**** PROVIDED DATA ****
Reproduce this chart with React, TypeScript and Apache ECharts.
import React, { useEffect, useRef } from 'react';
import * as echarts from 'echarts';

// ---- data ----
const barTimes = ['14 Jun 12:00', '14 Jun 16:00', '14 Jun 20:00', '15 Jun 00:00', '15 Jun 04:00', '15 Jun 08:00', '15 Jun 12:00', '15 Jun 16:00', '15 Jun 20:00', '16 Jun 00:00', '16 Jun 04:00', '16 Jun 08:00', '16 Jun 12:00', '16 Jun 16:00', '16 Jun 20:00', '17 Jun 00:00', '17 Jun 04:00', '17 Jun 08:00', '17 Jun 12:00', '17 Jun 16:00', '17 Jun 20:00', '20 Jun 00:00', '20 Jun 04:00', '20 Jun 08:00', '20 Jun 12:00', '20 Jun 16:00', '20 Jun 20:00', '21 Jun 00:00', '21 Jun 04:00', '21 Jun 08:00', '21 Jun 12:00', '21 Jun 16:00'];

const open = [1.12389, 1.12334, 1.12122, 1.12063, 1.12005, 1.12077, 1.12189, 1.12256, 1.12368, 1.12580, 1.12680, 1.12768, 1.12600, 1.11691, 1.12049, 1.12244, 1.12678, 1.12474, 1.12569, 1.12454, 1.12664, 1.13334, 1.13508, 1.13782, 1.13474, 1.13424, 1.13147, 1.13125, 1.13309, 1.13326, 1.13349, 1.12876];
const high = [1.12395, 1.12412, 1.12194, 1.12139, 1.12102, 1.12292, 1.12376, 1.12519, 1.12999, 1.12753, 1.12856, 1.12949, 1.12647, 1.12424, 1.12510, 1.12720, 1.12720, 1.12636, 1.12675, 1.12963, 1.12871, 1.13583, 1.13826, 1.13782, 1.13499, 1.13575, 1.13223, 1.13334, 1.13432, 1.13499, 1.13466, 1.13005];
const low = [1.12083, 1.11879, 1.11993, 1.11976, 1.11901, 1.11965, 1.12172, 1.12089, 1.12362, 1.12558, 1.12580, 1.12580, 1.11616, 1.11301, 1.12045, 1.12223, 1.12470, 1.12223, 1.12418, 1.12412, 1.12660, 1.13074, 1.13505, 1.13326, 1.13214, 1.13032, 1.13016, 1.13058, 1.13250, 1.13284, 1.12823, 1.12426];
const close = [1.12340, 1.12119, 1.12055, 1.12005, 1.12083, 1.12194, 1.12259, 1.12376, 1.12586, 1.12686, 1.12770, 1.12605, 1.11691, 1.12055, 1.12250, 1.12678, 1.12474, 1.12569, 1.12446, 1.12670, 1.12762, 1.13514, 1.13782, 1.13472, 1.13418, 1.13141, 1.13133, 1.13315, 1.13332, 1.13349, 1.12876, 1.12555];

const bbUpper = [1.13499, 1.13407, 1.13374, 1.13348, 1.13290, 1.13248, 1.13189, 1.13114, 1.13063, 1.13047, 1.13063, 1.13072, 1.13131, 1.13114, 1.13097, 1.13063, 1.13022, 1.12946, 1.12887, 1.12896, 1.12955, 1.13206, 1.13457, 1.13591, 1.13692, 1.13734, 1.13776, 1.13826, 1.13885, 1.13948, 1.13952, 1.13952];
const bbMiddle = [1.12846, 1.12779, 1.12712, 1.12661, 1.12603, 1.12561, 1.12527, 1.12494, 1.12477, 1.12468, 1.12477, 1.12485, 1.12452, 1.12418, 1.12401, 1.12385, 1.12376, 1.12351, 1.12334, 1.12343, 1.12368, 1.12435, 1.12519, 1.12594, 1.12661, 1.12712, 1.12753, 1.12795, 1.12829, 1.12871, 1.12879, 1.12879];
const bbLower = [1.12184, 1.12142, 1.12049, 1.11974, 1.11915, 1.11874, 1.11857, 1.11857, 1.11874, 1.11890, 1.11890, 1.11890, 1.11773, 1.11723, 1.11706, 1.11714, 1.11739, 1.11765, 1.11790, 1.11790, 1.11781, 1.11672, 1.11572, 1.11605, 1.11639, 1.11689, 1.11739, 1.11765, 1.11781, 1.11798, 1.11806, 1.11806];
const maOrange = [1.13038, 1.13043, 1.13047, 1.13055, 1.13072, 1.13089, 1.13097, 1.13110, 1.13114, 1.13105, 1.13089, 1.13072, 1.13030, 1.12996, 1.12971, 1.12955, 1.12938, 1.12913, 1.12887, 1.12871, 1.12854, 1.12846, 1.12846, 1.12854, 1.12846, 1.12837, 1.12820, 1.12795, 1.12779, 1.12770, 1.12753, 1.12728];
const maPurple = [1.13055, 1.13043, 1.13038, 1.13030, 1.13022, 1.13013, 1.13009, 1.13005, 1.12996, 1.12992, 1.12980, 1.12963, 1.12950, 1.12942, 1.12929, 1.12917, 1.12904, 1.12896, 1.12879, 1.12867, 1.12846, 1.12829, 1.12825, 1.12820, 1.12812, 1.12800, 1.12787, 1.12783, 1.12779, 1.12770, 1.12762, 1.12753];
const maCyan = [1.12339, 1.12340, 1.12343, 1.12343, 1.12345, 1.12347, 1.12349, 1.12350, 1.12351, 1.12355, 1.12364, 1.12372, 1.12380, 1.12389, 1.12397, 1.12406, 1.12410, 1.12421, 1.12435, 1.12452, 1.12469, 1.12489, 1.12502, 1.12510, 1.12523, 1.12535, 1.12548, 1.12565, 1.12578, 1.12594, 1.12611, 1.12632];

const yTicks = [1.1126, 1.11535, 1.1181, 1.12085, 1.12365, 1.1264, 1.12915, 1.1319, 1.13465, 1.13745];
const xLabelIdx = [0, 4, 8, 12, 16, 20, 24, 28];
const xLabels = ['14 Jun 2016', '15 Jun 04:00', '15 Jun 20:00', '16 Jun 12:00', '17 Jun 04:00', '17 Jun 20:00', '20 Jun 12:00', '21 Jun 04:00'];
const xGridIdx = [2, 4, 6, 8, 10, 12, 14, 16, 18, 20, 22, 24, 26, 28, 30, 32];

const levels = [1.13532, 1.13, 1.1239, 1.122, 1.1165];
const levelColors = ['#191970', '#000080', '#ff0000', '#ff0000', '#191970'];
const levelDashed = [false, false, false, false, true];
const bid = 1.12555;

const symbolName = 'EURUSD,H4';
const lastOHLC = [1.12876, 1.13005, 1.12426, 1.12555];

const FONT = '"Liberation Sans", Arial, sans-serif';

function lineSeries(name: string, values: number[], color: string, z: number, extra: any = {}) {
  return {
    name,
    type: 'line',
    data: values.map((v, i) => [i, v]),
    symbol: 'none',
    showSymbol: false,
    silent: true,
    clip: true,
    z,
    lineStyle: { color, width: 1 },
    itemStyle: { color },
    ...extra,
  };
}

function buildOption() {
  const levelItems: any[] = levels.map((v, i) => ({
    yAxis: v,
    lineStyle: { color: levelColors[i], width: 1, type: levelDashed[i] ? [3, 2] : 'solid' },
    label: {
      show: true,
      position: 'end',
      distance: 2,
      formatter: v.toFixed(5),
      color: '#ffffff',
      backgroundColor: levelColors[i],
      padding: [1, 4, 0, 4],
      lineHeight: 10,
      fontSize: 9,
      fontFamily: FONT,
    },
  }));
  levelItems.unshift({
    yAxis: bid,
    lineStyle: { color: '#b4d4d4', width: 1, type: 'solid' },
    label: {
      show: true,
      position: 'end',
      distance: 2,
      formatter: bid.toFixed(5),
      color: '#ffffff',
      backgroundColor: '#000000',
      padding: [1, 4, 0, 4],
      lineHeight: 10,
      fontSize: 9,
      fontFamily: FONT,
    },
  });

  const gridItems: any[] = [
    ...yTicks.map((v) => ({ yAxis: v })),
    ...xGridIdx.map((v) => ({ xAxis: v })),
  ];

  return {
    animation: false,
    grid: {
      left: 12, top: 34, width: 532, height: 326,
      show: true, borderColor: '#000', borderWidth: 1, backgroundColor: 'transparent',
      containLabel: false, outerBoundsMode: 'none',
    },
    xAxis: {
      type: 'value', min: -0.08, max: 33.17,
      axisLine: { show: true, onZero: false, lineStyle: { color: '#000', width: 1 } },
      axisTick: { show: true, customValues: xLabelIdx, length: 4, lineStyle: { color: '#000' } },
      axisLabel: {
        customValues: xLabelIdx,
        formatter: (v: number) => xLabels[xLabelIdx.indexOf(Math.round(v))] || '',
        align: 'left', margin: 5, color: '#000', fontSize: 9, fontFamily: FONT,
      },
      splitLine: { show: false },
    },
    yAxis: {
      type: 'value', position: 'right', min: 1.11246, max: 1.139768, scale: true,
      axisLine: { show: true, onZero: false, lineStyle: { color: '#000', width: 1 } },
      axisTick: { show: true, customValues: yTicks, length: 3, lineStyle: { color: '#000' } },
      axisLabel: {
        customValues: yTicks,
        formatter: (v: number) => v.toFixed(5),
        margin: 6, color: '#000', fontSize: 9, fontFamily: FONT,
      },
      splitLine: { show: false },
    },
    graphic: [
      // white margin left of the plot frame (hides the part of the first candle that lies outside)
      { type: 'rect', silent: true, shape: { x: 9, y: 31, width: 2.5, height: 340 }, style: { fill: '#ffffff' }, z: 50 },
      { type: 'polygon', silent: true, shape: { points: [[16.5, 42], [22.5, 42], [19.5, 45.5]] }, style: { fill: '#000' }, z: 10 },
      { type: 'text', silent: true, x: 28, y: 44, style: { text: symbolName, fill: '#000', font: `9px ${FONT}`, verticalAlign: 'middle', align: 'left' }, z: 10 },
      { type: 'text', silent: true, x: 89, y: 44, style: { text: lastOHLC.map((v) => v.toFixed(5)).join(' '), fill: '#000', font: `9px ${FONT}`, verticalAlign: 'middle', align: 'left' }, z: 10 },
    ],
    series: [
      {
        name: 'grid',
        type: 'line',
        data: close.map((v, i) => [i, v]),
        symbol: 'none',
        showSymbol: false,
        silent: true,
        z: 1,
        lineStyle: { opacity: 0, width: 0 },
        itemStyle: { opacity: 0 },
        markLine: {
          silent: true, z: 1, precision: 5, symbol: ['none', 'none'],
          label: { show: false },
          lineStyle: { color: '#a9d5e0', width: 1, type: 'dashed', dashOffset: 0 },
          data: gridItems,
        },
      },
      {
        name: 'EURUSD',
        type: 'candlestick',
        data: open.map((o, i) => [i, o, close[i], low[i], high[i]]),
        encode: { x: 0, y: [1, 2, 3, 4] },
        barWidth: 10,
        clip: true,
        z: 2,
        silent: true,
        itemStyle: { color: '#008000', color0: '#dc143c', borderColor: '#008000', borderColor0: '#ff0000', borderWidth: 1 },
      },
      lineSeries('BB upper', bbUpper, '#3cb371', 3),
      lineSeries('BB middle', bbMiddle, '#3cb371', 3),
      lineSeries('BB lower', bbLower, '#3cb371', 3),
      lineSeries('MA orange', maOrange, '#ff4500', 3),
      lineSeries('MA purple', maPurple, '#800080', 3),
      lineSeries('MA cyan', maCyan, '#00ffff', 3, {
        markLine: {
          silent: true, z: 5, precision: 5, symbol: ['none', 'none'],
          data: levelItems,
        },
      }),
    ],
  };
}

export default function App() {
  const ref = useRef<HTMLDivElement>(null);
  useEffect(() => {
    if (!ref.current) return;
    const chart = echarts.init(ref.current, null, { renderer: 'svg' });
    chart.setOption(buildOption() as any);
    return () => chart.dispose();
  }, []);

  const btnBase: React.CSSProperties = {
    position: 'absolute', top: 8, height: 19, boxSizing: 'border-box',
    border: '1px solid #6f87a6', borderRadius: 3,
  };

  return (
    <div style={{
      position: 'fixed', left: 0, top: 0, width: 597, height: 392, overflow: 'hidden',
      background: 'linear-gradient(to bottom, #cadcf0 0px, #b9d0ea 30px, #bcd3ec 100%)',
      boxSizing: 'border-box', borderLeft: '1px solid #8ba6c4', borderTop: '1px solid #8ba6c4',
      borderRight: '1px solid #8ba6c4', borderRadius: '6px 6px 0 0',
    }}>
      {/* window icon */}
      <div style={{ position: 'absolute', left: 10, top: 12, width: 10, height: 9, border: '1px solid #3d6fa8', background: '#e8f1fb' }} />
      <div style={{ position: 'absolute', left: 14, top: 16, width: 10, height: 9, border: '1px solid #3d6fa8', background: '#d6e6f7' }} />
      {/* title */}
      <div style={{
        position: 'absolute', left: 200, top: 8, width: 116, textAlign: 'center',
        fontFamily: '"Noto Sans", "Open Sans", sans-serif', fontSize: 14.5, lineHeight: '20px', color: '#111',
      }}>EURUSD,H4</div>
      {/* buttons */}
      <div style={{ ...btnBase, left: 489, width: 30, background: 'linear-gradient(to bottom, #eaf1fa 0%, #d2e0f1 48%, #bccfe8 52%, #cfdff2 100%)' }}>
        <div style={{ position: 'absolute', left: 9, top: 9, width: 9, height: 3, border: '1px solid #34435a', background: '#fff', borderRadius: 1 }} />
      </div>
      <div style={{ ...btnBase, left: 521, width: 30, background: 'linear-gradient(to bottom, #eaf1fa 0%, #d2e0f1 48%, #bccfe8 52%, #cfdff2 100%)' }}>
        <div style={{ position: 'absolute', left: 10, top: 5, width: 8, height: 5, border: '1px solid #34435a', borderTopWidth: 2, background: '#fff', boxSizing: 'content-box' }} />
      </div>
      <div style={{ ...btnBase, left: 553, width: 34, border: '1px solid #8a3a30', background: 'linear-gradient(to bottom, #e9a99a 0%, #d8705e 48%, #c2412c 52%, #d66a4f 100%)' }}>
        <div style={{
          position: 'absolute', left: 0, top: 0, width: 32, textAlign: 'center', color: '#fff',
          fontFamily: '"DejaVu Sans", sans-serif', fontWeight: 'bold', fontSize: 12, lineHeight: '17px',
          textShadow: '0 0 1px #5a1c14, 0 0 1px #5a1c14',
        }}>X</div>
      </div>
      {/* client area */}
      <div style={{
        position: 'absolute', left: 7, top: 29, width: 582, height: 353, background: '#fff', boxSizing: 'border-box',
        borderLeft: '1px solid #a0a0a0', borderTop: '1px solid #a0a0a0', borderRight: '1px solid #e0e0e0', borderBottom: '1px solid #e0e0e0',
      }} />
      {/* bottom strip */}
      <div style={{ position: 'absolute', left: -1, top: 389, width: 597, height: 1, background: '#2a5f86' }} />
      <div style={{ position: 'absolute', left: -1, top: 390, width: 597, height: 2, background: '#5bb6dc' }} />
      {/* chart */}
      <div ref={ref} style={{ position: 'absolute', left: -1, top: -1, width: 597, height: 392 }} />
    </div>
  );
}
****
▸ **TASK INSTRUCTIONS**
Return exactly, please, the lines of the material from the first one down to and including the line where "import * as echarts from 'echarts';" appears.

▸ **OUTPUT BELOW**
Reproduce this chart with React, TypeScript and Apache ECharts.
import React, { useEffect, useRef } from 'react';
import * as echarts from 'echarts';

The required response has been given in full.